Люди театра, как известно, иногда театрализуют формы своего быта. Прошло время революционного аскетизма, и Мейерхольд снял гимнастерку и обмотки, надел хороший костюм, шубу с бобровым воротником. Любимый Яхонтовым поэт, искренно писавший, что «кроме свежевымытой сорочки» ему ничего не надо, с удовольствием покупал за границей прочную обувь, которой у нас еще не было, и шутливо извинялся, что привез из Парижа «Рено», а не галстук. Так было уже к 30-му году.

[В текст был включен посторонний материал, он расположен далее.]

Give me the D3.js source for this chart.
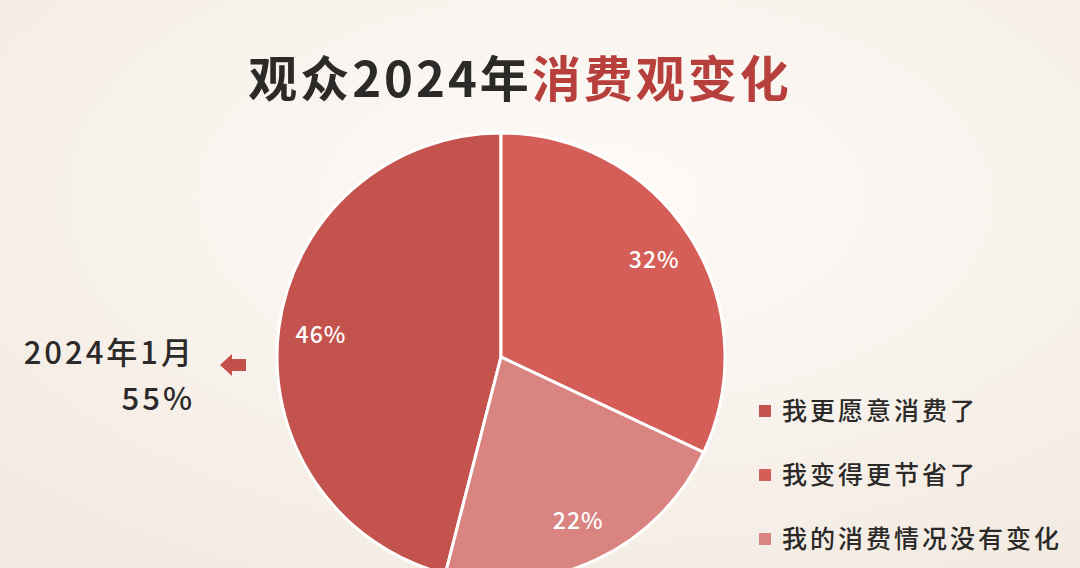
<!DOCTYPE html>
<html>
<head>
<meta charset="utf-8">
<script src="https://cdn.jsdelivr.net/npm/d3@7"></script>
<style>
  html, body { margin: 0; padding: 0; background: #f7f2ec; }
  svg { display: block; font-family: "Noto Sans CJK SC", "Noto Sans", sans-serif; }
</style>
</head>
<body>
<svg id="chart" width="1080" height="568"></svg>
<script>
// data
var categories = ["我更愿意消费了", "我变得更节省了", "我的消费情况没有变化"];
var values = [46, 32, 22];
var colors = ["#c4524d", "#d55f58", "#d98480"];
var compareLabel = ["2024年1月", "55%"];

var width = 1080, height = 568;
var cx = 501, cy = 357, radius = 224;

var svg = d3.select("#chart");

// soft cream background
var defs = svg.append("defs");
var grad = defs.append("radialGradient").attr("id", "bg")
    .attr("cx", "55%").attr("cy", "35%").attr("r", "75%");
grad.append("stop").attr("offset", "0%").attr("stop-color", "#fdfbf8");
grad.append("stop").attr("offset", "100%").attr("stop-color", "#f3ebe2");
svg.append("rect").attr("width", width).attr("height", height).attr("fill", "url(#bg)");

// title, two colours
var title = svg.append("text")
    .attr("x", 520).attr("y", 97)
    .attr("text-anchor", "middle")
    .style("font-size", "49px").style("font-weight", "bold")
    .style("letter-spacing", "3px");
title.append("tspan").attr("fill", "#2b2a29").text("观众2024年");
title.append("tspan").attr("fill", "#b7403d").text("消费观变化");

// pie, first slice ends at 12 o'clock
var total = d3.sum(values);
var start = -2 * Math.PI * values[0] / total;
var pie = d3.pie().sort(null).startAngle(start).endAngle(start + 2 * Math.PI);
var arcs = pie(values);
var arc = d3.arc().innerRadius(0).outerRadius(radius);
var labelArc = d3.arc().innerRadius(radius * 0.81).outerRadius(radius * 0.81);

var g = svg.append("g").attr("transform", "translate(" + cx + "," + cy + ")");

g.selectAll("path.slice")
    .data(arcs)
    .enter()
    .append("path")
    .attr("class", "slice")
    .attr("d", arc)
    .attr("fill", function(d, i) { return colors[i]; })
    .attr("stroke", "#ffffff")
    .attr("stroke-width", 3);

g.selectAll("text.pct")
    .data(arcs)
    .enter()
    .append("text")
    .attr("class", "pct")
    .attr("transform", function(d) { return "translate(" + labelArc.centroid(d) + ")"; })
    .attr("text-anchor", "middle")
    .attr("dy", "0.36em")
    .attr("fill", "#ffffff")
    .style("font-size", "23px")
    .style("font-weight", "500")
    .style("letter-spacing", "1px")
    .text(function(d) { return d.value + "%"; });

// comparison note on the left
svg.append("text")
    .attr("x", 195).attr("y", 364)
    .attr("text-anchor", "end")
    .attr("fill", "#2b2a29")
    .style("font-size", "31px")
    .style("font-weight", "500")
    .style("letter-spacing", "3px")
    .text(compareLabel[0]);
svg.append("text")
    .attr("x", 195).attr("y", 410)
    .attr("text-anchor", "end")
    .attr("fill", "#2b2a29")
    .style("font-size", "31px")
    .style("font-weight", "500")
    .style("letter-spacing", "3px")
    .text(compareLabel[1]);

// little arrow pointing left
svg.append("path")
    .attr("d", "M220,365 L232,354 L232,359 L246,359 L246,371 L232,371 L232,376 Z")
    .attr("fill", "#c4504b");

// legend
var legend = svg.selectAll("g.legend")
    .data(categories)
    .enter()
    .append("g")
    .attr("class", "legend")
    .attr("transform", function(d, i) { return "translate(759," + (411 + i * 64) + ")"; });

legend.append("rect")
    .attr("x", 0).attr("y", -6)
    .attr("width", 12).attr("height", 12)
    .attr("fill", function(d, i) { return colors[i]; });

legend.append("text")
    .attr("x", 23)
    .attr("dy", "0.36em")
    .attr("fill", "#2b2a29")
    .style("font-size", "25px")
    .style("font-weight", "500")
    .style("letter-spacing", "3px")
    .text(function(d) { return d; });
</script>
</body>
</html>
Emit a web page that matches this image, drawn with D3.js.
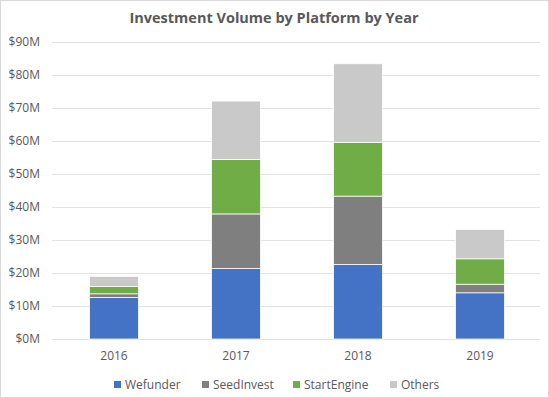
<!DOCTYPE html>
<html>
<head>
<meta charset="utf-8">
<script src="https://cdn.jsdelivr.net/npm/d3@7"></script>
<style>
  html, body { margin: 0; padding: 0; background: #fff; }
  svg { display: block; }
  text { font-family: "Open Sans", "Liberation Sans", sans-serif; }
</style>
</head>
<body>
<svg id="chart" width="549" height="398"></svg>
<script>
const years = ["2016", "2017", "2018", "2019"];
const platforms = ["Wefunder", "SeedInvest", "StartEngine", "Others"];
const wefunder    = [12.6, 21.4, 22.6, 14.0];
const seedInvest  = [1.1, 16.5, 20.7, 2.6];
const startEngine = [2.2, 16.5, 16.3, 7.7];
const others      = [3.1, 17.7, 23.8, 8.9];
const yTicks = [0, 10, 20, 30, 40, 50, 60, 70, 80, 90];
const colors = ["#4472C4", "#7F7F7F", "#70AD47", "#C9C9C9"];
const title = "Investment Volume by Platform by Year";

const seriesValues = [wefunder, seedInvest, startEngine, others];
const table = years.map((y, i) => {
  const row = { year: y };
  platforms.forEach((p, k) => row[p] = seriesValues[k][i]);
  return row;
});

const svg = d3.select("#chart");
const W = 549, H = 398;

svg.append("rect").attr("x", 0.5).attr("y", 0.5).attr("width", W - 1).attr("height", H - 1)
  .attr("fill", "#fff").attr("stroke", "#D9D9D9");

const x = d3.scaleBand().domain(years).range([53, 541]).paddingInner(0.6).paddingOuter(0.3);
const y = d3.scaleLinear().domain([0, 90]).range([339, 42]);

// gridlines
svg.append("g").selectAll("line").data(yTicks).join("line")
  .attr("x1", 52).attr("x2", 540)
  .attr("y1", d => Math.round(y(d)) + 0.5).attr("y2", d => Math.round(y(d)) + 0.5)
  .attr("stroke", "#E3E3E3").attr("stroke-width", 1);

// y axis labels
const yAxis = d3.axisLeft(y).tickValues(yTicks).tickSize(0).tickPadding(0)
  .tickFormat(d => "$" + d + "M");
const gy = svg.append("g").attr("transform", "translate(40,0)").call(yAxis);
gy.select(".domain").remove();
gy.selectAll("text").attr("fill", "#595959").style("font-size", "12px")
  .style("font-family", '"Open Sans", sans-serif');

// x axis labels
const xAxis = d3.axisBottom(x).tickSize(0).tickPadding(0);
const gx = svg.append("g").attr("transform", "translate(0,351)").call(xAxis);
gx.select(".domain").remove();
gx.selectAll("text").attr("fill", "#595959").style("font-size", "12px")
  .style("font-family", '"Open Sans", sans-serif');

// stacked bars
const stack = d3.stack().keys(platforms);
const layers = stack(table);
svg.append("g").selectAll("g").data(layers).join("g")
  .attr("fill", (d, i) => colors[i])
  .selectAll("rect").data(d => d).join("rect")
  .attr("x", d => x(d.data.year))
  .attr("width", x.bandwidth())
  .attr("y", d => y(d[1]))
  .attr("height", d => y(d[0]) - y(d[1]))
  .attr("stroke", "#fff").attr("stroke-width", 0.75);

// title
svg.append("text").attr("x", 274).attr("y", 23).attr("text-anchor", "middle")
  .attr("fill", "#595959").style("font-size", "14.5px").style("font-weight", "bold")
  .text(title);

// legend
const legendX = [114, 202, 293, 390];
const lg = svg.append("g").selectAll("g").data(platforms).join("g")
  .attr("transform", (d, i) => `translate(${legendX[i]},381)`);
lg.append("rect").attr("x", 0).attr("y", 0).attr("width", 7).attr("height", 7)
  .attr("fill", (d, i) => colors[i]);
lg.append("text").attr("x", 11).attr("y", 8).attr("fill", "#595959")
  .style("font-size", "12px").text(d => d);
</script>
</body>
</html>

А Яхонтов все твердил строчки бездомного Хлебникова:
Мне много ль надо? Коврига хлеба И капля молока. Да это небо, Да эти облака!Из письма Лили Поповой к сестре:
«Мы в Москве в бытовом отношении очень тяжело живем. Знаешь ли ты художника Боттичелли? Я его очень люблю. Если не знаешь, я пришлю тебе книгу с его работами, мне подарил Яхонтов…»
Даже шитье концертного смокинга всегда было проблемой — шили, разумеется, у лучшего портного, но, как правило, в долг, под чье-то поручительство.
Как в 1922 году не было своего дома, так его не было фактически никогда. Говорят, он скучал по домашним пирожкам и любил гостеприимные дома. Наверно, это так. Лиля Попова не умела печь пирожков. В 1944 году комнату на Клементовском обменяли на Никитский бульвар — так, что нелепее трудно себе представить: пол ниже уровня земли, сырые стены, отопление не налажено. Новое жилище перегородили на две половины — в двух комнатах и был смысл обмена.
Вернувшись из гастрольной поездки и войдя в свою новую квартиру, Яхонтов не выразил удивления. Это не касалось его работы, а значит, вообще касалось мало.